Indeed, an early cut, from when Prigent was still providing a voiceover, can be uproarious, especially given his heavily French-accented English and slightly nasal voice. Introducing the Proenza designers, he explains, “This is Lazaro, the cute one.” Then, panning over to McCollough, he adds, “And this is Jack, the cute one.” But mostly he lets the action unfold and the ridiculousness reveal itself. Across several episodes, he shows, for example, how the models are mostly warm and giggly 16-year-olds who, on cue, turn on the icy, blank, don’t-mess-with-me expression that passes for cool these days. One, in fact, was on the verge of tears, having just met Lagerfeld at Fendi and being invited to walk for Chanel.

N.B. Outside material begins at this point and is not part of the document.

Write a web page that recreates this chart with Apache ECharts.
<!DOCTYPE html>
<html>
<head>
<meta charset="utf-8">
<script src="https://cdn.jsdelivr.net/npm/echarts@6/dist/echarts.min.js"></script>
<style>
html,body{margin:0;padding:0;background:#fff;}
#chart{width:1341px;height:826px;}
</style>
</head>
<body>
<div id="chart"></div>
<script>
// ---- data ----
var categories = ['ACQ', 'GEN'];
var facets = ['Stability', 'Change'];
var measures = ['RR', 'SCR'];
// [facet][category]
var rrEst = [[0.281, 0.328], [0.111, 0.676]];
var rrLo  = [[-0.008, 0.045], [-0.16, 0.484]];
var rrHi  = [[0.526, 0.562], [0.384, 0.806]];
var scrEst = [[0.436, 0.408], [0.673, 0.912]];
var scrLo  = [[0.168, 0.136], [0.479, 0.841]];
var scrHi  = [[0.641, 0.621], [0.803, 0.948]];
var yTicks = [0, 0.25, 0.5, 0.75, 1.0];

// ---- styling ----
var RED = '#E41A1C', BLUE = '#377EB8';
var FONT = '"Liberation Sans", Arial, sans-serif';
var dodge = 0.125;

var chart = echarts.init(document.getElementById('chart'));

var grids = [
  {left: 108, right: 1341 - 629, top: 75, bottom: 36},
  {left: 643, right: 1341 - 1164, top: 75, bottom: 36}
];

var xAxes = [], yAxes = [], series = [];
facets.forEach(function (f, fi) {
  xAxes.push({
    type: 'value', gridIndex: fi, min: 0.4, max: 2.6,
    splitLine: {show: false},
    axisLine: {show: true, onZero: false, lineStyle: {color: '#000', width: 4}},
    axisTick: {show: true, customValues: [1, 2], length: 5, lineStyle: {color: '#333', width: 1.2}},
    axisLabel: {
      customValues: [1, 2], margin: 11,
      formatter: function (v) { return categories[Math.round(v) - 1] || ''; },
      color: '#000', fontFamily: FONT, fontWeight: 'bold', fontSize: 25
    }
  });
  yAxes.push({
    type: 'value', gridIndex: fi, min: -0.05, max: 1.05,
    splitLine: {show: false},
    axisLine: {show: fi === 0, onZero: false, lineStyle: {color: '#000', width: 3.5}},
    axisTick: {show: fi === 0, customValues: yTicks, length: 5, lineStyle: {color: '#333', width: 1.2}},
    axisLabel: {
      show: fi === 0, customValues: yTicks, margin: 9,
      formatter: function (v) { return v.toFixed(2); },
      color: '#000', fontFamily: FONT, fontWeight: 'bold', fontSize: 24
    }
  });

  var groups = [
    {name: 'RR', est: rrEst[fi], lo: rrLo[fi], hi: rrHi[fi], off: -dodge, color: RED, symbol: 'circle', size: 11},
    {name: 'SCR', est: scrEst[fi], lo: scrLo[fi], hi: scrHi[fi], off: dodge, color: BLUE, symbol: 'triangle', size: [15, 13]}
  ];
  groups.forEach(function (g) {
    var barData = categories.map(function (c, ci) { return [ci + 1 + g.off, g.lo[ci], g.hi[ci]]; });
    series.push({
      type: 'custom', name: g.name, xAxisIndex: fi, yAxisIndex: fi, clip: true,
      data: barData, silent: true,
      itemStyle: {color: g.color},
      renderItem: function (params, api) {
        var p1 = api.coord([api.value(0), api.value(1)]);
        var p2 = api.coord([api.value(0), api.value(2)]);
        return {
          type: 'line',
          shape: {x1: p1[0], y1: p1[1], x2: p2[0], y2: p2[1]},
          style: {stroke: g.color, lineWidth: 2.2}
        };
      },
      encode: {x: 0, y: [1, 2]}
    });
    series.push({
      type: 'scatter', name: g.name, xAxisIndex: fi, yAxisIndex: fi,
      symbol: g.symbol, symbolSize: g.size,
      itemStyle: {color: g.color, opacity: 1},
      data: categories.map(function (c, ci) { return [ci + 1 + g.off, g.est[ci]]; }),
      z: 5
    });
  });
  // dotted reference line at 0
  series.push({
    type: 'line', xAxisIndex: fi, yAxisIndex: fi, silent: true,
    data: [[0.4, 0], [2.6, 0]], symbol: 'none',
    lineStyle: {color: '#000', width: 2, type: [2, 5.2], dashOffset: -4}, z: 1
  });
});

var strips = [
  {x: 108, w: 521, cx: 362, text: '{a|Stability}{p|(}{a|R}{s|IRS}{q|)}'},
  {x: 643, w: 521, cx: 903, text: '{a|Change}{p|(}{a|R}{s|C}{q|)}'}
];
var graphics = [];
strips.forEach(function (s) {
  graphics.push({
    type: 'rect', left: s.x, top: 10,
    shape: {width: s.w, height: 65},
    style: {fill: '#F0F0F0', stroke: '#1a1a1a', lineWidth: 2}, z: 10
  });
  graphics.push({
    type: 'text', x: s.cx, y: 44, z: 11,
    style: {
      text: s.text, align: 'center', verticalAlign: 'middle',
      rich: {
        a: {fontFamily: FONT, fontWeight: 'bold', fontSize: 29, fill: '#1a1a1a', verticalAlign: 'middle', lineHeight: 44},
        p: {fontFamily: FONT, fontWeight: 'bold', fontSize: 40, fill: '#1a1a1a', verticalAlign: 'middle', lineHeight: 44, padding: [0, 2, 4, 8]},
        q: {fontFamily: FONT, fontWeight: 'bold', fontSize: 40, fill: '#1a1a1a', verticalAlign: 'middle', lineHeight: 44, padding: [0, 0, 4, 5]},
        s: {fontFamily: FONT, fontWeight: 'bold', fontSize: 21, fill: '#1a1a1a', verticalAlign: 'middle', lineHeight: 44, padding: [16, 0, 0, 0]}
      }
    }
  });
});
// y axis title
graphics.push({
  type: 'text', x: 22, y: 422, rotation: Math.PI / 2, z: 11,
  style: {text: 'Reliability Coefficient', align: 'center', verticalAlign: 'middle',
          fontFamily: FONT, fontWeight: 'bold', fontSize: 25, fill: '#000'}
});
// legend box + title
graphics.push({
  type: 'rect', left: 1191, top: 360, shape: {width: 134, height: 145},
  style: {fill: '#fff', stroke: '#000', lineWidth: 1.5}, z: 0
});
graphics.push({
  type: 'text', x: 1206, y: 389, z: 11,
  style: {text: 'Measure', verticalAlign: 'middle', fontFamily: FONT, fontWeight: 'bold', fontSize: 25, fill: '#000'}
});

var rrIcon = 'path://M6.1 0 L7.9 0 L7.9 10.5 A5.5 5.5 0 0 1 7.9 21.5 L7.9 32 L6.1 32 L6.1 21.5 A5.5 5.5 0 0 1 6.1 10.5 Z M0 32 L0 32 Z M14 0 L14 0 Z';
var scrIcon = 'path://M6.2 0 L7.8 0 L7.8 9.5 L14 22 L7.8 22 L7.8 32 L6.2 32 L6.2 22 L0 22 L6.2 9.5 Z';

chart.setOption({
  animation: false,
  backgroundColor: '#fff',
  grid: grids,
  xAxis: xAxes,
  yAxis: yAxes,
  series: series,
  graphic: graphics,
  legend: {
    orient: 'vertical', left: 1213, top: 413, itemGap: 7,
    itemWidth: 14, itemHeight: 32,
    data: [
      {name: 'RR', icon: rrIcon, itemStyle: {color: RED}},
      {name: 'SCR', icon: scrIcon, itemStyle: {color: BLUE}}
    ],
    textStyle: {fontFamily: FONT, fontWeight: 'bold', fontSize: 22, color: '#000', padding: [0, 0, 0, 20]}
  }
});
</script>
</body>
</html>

As character studies go, Lagerfeld, whose work ethic, perfectionism and cool never disappoint, is a favorite of Prigent’s. “He sketches like he’s breathing,” Prigent marvels.
Meanwhile, Prigent describes Gaultier as a “hero in France,” and he was eager to observe the designer’s seamstresses and patternmakers working their magic for the fall 2009 couture show. “The whim is king in haute couture,” Prigent says. “I get to see people working all night long.”

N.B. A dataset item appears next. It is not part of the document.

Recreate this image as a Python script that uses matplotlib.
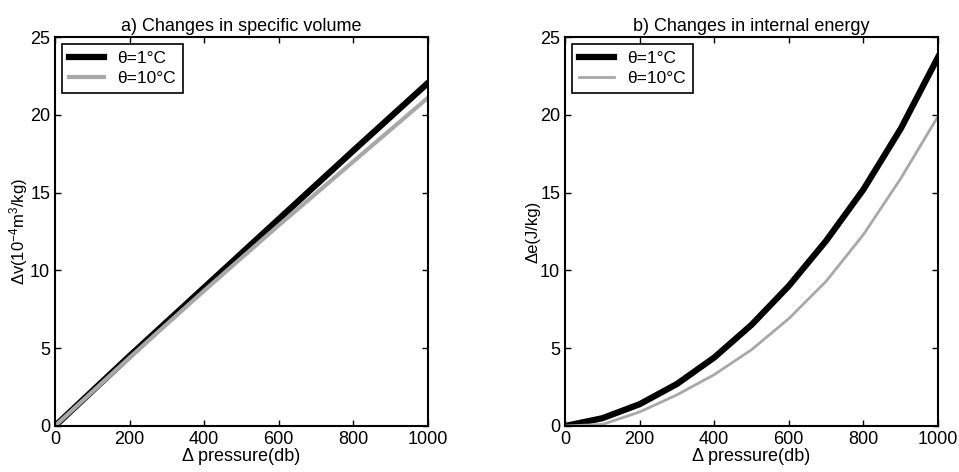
import matplotlib
matplotlib.use("Agg")
import matplotlib.pyplot as plt

plt.rcParams["font.family"] = ["Liberation Sans", "DejaVu Sans"]
plt.rcParams["mathtext.fontset"] = "custom"
plt.rcParams["mathtext.rm"] = "Liberation Sans"
plt.rcParams["mathtext.it"] = "Liberation Sans"

# pressure change (db)
p_vol = [0, 200, 400, 600, 800, 1000]
dv_1c = [0, 4.5, 8.9, 13.3, 17.7, 22.05]
dv_10c = [0, 4.4, 8.7, 12.9, 17.0, 21.1]

p_en = [0, 100, 200, 300, 400, 500, 600, 700, 800, 900, 1000]
de_1c = [0, 0.5, 1.4, 2.7, 4.4, 6.5, 9.0, 11.9, 15.2, 19.1, 23.7]
de_10c = [0, 0.1, 0.9, 2.0, 3.3, 4.9, 6.9, 9.3, 12.3, 15.9, 19.9]

titles = ["a) Changes in specific volume", "b) Changes in internal energy"]
ylabels = [r"Δv(10$^{-4}$m$^3$/kg)", "Δe(J/kg)"]
leg_labels = ["θ=1°C", "θ=10°C"]

fig = plt.figure(figsize=(9.59, 4.72), dpi=100)
ax1 = fig.add_axes([55 / 959, 46 / 472, 373 / 959, 389 / 472])
ax2 = fig.add_axes([565 / 959, 46 / 472, 373 / 959, 389 / 472])

ax1.plot(p_vol, dv_1c, color="black", lw=4.5, label=leg_labels[0])
ax1.plot(p_vol, dv_10c, color="#a8a8a8", lw=3, label=leg_labels[1])
ax2.plot(p_en, de_1c, color="black", lw=4.5, label=leg_labels[0])
ax2.plot(p_en, de_10c, color="#a8a8a8", lw=2, label=leg_labels[1])

for ax, title, ylab in zip([ax1, ax2], titles, ylabels):
    ax.set_xlim(0, 1000)
    ax.set_ylim(0, 25)
    ax.set_xticks([0, 200, 400, 600, 800, 1000])
    ax.set_yticks([0, 5, 10, 15, 20, 25])
    ax.tick_params(direction="in", top=True, right=True, labelsize=13, length=4, width=1)
    for s in ax.spines.values():
        s.set_linewidth(1.5)
    ax.set_title(title, fontsize=13, pad=4)
    ax.set_xlabel("Δ pressure(db)", fontsize=13, labelpad=0)
    ax.set_ylabel(ylab, fontsize=12, labelpad=0)
    leg = ax.legend(loc="upper left", fontsize=12.5, fancybox=False, framealpha=1,
                    edgecolor="black", handlelength=2.0, borderaxespad=0.4,
                    labelspacing=0.3, borderpad=0.4)
    leg.get_frame().set_linewidth(1.2)

fig.savefig("out.png", dpi=100, facecolor="white")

Born into a farming family in small-town Brittany, Prigent spent his high school years churning out music fanzines. That ultimately led to a freelance reporting gig at the left-leaning daily Libération, for which he penned several articles on fashion. These caught the eye of executives at cable channel Canal+, and he was asked to come on board as a reporter. A few years later they gave him a camcorder and told him to try his hand at shooting stories. His fashion show coverage for the station led, in 2000, to the gig with Mademoiselle Agnès, titled Habillées pour….
Given his success in the increasingly competitive medium of fashion film, and Paris’s renown as a city in love with fashion and its creators, one might think Prigent has forged the perfect career. But like most working guys, he has his complaints. French TV programmers, he laments, “don’t believe in fashion at all. They think Paco Rabanne is still designing and John Galliano is Italian.”
By contrast, Prigent is passionate about fashion and eager to take it all in—with the possible exception of secondhand smoke. While filming the Jacobs documentary, he compiled scenes of the designer firing up innumerable cigarettes into a hilarious 20-second segment. “If I get cancer,” he deadpans, “I know who to sue.”